À la communauté internationale, il est temps d’agir comme un véritable allié du peuple malgache en encourageant fermement Andry Rajoelina à démissionner et à quitter le pouvoir de manière ordonnée. Les États-Unis, la France, l’Union européenne, et d’autres partenaires peuvent jouer un rôle décisif en facilitant une transition pacifique, supervisée par des observateurs neutres, pour répondre aux aspirations légitimes de la jeunesse et limiter les dégâts humains. Ce soutien, porté par un engagement humanitaire sincère, ouvrira la voie à un avenir où la voix du peuple malgache pourra enfin guider la reconstruction de son pays. Derrière les violences et les pillages, le risque d’un putsch déguisé par des factions rivales reste réel ; agissons dès maintenant avec courage et solidarité pour éviter un effondrement total et offrir à l’île rouge une renaissance méritée.

L’ultime sursis du SADC : un soutien empoisonné au régime

La Communauté de développement de l'Afrique australe (SADC), par la voix de son secrétaire exécutif H.E. Mr. Elias M Magozi le 27 septembre 2025, exprime sa préoccupation concernant les manifestations violentes à Antananarivo et ailleurs depuis le 25 septembre, tout en réaffirmant son soutien au peuple et au gouvernement malgaches pour restaurer la paix et la stabilité. Elle appelle à la retenue des forces de l'ordre et invite les manifestants à exprimer leurs griefs pacifiquement, dans l’intérêt de l’unité nationale.

Cependant, cette approche diplomatique ne doit pas éclipser la voix puissante et légitime de la jeunesse malgache, dont les revendications pour l’électricité, l’eau et une gouvernance juste résonnent bien au-delà des couloirs politiques.

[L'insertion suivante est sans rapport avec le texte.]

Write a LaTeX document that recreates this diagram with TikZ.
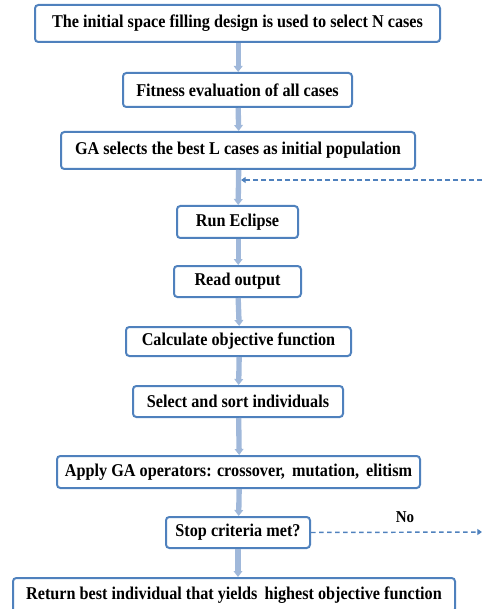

Ce n’est pas aux parlements de masquer leur cri ; c’est à la communauté internationale de les écouter et d’agir, en plaçant leurs aspirations au cœur d’une solution viable, plutôt que de s’en tenir à des formules qui risquent de perpétuer l’injustice.

La convocation américaine : vers une recherche de solutions de sortie de crise

Et voilà que l’ambassade des États-Unis à Antananarivo, dans un geste significatif, a annulé tous ses services consulaires le 26 septembre, citant des préoccupations de sécurité face à l’escalade des troubles. Mais au-delà de cette mesure protectrice pour les citoyens américains, des sources indiquent une convocation urgente d’officiels malgaches pour discuter de « solutions de sortie de crise ». Officiellement présenté comme une initiative pour sauvegarder la stabilité, ce mouvement diplomatique suggère que Washington explore activement des voies pour une transition ordonnée. Des murmures parlent d’un dialogue sur un départ contrôlé, marquant une distance publique avec les alertes aux voyageurs et la suspension des services, potentiellement ouvrant la voie à un avenir où la jeunesse malgache s’exprimerait librement. 

L’horloge tic-tac, et pour Rajoelina, elle approche inexorablement de minuit.